### Problem to work on
Scan the data below. Pull out each line where "this" occurs.

### Records for the exercise
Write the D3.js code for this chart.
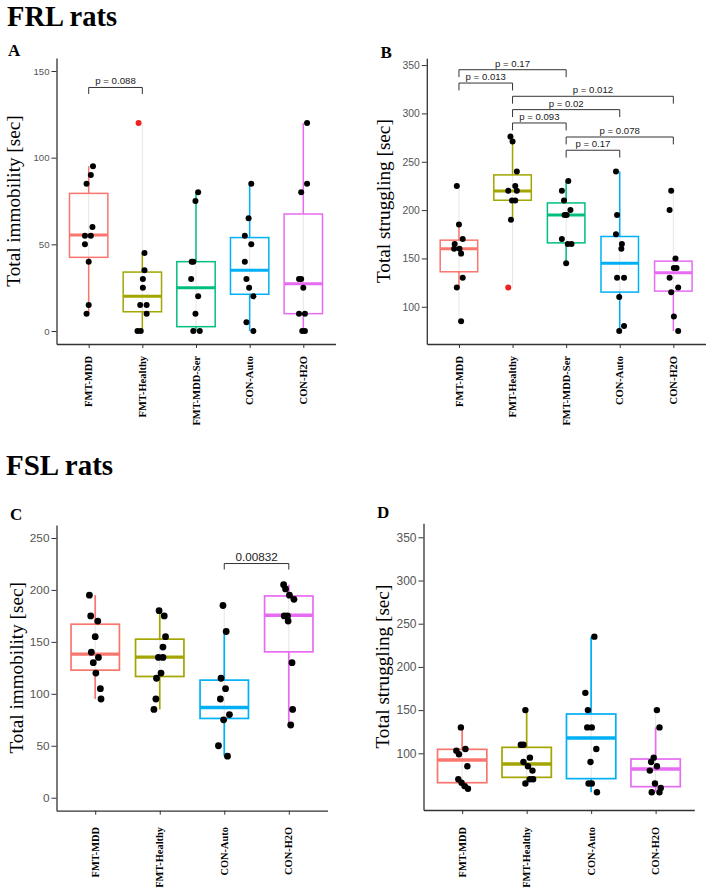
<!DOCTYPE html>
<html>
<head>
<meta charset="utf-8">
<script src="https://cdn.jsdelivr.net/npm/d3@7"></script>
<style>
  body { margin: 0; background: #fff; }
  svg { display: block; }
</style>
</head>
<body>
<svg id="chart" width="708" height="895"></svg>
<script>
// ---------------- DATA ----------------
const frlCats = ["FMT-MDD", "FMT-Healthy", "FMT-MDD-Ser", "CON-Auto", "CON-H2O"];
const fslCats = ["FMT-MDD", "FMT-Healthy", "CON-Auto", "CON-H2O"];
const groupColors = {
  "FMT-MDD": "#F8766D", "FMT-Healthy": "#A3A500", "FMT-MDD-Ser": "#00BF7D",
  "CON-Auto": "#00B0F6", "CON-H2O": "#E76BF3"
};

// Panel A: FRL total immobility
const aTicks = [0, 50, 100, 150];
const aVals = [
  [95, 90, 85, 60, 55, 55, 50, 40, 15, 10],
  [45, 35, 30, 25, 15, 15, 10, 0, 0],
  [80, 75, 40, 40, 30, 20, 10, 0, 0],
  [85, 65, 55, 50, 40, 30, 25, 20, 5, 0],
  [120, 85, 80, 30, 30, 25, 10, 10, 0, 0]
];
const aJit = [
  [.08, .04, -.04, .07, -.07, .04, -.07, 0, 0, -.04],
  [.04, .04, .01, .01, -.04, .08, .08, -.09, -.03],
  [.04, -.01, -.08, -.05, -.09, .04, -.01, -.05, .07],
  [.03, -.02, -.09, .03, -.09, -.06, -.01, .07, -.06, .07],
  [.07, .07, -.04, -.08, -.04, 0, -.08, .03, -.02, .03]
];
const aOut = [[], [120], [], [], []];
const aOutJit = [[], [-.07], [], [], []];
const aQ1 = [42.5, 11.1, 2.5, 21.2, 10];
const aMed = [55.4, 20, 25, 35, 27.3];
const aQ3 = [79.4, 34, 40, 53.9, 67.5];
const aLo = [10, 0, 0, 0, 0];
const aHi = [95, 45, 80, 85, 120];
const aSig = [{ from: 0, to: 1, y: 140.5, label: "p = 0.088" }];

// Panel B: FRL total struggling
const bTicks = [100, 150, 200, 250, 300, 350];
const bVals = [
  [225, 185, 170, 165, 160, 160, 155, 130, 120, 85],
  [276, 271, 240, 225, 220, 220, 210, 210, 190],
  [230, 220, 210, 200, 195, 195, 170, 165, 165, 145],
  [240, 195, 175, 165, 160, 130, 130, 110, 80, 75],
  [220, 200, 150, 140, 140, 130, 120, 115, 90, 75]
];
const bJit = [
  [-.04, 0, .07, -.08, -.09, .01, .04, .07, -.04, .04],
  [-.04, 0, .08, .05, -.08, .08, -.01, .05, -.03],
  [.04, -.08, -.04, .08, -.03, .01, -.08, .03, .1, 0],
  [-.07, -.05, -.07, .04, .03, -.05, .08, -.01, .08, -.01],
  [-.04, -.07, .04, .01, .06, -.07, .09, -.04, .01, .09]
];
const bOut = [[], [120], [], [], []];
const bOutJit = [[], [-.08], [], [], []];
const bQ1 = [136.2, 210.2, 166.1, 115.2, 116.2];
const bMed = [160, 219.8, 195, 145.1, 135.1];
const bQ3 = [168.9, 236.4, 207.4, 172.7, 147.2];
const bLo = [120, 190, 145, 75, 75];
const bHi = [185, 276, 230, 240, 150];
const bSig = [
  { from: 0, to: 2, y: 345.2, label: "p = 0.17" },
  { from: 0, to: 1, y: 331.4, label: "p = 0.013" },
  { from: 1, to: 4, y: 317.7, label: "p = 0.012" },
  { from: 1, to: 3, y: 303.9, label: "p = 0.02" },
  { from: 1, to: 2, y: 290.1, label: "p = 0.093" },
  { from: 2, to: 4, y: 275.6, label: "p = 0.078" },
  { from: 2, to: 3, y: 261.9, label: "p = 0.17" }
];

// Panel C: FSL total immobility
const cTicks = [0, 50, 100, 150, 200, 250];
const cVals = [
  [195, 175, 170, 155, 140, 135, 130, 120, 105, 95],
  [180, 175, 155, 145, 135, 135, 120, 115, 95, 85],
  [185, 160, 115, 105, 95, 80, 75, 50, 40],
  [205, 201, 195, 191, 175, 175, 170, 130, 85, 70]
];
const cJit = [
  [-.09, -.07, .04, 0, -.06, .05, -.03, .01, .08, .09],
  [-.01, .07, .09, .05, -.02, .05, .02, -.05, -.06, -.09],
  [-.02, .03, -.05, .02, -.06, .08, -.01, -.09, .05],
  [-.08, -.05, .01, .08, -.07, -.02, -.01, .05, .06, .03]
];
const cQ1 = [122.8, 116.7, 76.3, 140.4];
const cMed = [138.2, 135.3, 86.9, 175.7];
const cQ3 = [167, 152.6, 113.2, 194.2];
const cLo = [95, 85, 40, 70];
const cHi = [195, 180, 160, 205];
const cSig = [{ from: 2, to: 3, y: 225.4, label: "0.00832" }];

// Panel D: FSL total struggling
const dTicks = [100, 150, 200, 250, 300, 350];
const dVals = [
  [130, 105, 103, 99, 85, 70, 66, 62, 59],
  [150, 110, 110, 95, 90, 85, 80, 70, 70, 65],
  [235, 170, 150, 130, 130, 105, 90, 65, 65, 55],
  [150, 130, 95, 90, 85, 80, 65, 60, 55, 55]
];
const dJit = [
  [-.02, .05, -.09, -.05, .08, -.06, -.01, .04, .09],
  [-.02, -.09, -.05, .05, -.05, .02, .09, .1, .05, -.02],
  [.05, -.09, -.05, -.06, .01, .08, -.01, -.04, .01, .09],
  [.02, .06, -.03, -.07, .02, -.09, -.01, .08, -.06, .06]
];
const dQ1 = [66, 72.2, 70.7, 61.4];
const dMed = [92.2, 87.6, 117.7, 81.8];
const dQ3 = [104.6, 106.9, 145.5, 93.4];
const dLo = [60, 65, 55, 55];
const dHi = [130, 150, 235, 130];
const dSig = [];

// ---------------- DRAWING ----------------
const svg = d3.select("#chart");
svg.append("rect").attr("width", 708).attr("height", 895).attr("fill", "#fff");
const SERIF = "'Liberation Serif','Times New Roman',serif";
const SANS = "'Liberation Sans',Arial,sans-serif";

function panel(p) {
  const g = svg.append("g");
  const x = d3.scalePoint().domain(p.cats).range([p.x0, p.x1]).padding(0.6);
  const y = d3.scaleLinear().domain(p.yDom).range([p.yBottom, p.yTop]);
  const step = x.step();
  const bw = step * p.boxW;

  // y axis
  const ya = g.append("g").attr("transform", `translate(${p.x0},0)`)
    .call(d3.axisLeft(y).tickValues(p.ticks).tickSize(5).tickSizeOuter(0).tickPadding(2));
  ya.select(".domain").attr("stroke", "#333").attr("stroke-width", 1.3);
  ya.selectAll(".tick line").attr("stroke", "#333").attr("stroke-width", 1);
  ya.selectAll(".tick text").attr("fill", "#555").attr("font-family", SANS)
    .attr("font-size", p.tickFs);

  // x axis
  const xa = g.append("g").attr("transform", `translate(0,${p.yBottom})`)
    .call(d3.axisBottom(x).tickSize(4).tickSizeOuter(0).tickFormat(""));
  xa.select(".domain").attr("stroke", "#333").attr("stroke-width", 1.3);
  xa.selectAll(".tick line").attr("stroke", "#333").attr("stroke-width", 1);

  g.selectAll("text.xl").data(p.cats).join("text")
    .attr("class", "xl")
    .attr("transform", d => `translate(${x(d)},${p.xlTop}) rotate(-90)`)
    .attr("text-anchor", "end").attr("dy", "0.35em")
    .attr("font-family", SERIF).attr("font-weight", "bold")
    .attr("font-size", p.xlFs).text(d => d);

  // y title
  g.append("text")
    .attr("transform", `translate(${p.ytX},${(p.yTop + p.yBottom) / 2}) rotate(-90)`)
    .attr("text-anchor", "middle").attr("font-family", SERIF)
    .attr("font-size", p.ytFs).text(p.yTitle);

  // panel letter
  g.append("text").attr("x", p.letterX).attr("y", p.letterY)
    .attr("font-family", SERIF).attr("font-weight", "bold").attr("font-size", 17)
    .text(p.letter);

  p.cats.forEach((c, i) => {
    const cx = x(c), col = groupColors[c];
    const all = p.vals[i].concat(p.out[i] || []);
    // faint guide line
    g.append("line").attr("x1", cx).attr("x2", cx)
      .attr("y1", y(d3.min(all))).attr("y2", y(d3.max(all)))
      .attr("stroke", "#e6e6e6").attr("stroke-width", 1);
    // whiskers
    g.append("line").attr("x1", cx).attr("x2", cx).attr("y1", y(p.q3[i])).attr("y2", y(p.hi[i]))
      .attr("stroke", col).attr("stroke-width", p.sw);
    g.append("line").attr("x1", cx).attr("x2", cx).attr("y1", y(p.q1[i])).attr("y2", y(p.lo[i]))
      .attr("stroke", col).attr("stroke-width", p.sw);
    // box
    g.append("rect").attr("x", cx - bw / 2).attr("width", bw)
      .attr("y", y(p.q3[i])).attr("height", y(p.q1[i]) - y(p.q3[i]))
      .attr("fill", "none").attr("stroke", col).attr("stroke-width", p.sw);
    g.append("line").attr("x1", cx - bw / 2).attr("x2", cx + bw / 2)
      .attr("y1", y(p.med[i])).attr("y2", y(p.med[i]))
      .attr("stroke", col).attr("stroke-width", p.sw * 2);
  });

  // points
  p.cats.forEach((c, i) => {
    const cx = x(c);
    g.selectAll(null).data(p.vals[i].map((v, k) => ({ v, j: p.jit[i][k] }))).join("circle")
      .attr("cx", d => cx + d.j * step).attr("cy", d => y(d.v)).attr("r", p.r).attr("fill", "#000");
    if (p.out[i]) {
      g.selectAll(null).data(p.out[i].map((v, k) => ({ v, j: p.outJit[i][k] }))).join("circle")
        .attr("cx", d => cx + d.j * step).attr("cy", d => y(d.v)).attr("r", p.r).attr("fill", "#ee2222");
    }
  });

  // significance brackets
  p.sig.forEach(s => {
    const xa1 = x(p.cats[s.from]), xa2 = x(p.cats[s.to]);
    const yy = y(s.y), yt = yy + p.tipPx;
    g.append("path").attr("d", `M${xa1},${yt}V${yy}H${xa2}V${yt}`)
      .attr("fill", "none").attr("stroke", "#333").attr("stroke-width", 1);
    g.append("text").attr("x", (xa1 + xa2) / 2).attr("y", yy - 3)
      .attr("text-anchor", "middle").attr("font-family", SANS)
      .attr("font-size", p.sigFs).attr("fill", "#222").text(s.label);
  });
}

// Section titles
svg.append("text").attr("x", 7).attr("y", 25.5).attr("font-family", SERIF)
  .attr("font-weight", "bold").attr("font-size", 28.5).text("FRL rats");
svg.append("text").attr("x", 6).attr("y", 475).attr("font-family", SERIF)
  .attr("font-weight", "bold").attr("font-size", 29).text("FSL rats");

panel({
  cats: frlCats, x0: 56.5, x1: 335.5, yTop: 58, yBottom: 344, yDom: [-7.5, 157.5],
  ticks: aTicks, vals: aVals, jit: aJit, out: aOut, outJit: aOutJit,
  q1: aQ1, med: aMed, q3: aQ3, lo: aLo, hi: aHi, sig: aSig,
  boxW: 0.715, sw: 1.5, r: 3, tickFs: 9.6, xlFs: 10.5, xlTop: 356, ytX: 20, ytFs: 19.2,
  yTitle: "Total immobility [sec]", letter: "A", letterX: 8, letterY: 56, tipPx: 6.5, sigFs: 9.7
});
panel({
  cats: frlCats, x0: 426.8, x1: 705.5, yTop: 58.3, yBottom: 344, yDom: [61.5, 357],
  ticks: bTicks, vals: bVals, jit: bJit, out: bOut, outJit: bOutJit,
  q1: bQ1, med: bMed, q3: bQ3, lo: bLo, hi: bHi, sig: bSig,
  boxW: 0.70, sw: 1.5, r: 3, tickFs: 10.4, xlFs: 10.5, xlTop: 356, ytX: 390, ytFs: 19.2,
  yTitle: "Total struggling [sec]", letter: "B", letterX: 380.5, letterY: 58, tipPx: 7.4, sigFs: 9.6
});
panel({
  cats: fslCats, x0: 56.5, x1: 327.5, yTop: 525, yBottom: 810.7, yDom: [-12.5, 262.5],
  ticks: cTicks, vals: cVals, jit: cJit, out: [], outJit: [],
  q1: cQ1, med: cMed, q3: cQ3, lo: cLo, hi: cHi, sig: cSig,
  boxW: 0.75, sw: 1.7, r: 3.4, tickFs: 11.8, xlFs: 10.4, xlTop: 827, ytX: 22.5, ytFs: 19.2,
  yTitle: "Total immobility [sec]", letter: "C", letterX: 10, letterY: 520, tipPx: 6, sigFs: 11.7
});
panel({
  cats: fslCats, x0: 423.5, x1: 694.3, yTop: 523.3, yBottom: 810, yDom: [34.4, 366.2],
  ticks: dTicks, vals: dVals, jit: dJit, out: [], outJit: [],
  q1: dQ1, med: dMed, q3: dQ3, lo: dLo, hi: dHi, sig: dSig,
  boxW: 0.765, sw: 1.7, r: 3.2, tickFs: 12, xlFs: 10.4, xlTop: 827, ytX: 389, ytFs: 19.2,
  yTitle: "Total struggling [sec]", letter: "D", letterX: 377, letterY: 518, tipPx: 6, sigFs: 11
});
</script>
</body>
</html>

...

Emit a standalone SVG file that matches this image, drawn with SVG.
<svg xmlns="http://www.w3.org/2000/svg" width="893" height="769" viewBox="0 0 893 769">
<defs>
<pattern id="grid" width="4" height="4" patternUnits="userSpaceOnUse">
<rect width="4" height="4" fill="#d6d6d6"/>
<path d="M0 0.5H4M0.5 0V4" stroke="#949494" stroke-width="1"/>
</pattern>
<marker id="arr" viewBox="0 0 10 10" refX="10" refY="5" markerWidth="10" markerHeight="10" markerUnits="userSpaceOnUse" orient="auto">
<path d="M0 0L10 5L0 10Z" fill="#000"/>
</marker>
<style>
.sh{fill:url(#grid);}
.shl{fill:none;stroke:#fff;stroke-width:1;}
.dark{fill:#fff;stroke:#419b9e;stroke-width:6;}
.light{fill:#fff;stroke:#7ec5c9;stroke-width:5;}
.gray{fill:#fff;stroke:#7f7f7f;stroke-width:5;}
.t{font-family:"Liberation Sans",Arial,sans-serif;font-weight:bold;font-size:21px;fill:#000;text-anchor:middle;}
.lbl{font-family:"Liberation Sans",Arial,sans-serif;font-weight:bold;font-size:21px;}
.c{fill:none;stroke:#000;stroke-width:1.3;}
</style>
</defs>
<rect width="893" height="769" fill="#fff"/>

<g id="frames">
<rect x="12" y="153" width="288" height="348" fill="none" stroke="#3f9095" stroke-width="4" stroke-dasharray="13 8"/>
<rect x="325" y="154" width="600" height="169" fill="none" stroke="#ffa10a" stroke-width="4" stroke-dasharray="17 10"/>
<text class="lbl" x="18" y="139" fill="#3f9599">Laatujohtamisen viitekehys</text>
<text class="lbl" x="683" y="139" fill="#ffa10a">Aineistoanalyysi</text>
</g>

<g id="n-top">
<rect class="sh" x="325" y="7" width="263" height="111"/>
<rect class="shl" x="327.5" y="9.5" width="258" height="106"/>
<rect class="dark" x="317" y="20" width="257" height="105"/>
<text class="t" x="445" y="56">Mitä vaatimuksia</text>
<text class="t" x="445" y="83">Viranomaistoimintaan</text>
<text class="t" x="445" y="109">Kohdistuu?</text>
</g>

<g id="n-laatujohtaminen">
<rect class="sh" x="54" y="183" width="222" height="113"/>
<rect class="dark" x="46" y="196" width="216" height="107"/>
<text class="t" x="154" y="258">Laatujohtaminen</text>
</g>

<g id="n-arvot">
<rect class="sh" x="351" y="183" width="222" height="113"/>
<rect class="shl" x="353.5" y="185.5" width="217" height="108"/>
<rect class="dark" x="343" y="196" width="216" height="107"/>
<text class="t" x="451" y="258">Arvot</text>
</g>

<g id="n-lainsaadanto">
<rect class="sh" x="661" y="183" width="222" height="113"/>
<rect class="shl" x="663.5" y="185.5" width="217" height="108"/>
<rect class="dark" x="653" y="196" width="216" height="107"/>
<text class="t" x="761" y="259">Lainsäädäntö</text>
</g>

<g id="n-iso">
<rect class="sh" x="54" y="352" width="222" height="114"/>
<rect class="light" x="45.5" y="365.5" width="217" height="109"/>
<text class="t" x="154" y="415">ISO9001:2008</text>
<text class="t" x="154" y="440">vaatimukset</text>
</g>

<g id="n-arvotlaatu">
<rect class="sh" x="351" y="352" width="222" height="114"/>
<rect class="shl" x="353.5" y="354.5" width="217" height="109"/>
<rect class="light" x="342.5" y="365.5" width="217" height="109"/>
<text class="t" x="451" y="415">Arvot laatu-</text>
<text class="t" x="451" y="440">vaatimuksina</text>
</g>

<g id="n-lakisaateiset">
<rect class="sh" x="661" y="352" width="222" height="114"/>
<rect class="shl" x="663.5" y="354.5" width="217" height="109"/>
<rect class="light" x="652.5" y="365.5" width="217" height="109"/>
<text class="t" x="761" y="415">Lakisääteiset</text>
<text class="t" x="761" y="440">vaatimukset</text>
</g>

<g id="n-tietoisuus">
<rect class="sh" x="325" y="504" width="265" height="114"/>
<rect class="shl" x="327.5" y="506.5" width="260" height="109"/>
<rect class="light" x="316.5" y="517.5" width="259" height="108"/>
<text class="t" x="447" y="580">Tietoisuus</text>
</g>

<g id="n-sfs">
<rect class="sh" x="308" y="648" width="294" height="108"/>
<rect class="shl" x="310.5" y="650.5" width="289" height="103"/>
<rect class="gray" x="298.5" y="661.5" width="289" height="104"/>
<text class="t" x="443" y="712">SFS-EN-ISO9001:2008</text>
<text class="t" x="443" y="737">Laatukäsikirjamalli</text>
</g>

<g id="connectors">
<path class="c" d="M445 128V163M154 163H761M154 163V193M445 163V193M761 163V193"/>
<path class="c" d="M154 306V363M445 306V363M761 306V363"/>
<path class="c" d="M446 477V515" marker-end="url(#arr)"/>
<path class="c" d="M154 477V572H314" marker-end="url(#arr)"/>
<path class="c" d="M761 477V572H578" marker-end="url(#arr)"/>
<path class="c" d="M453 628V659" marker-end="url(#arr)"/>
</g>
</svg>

### Exercise output
Write the D3.js code for this chart.
Emit a standalone SVG file that matches this image, drawn with SVG.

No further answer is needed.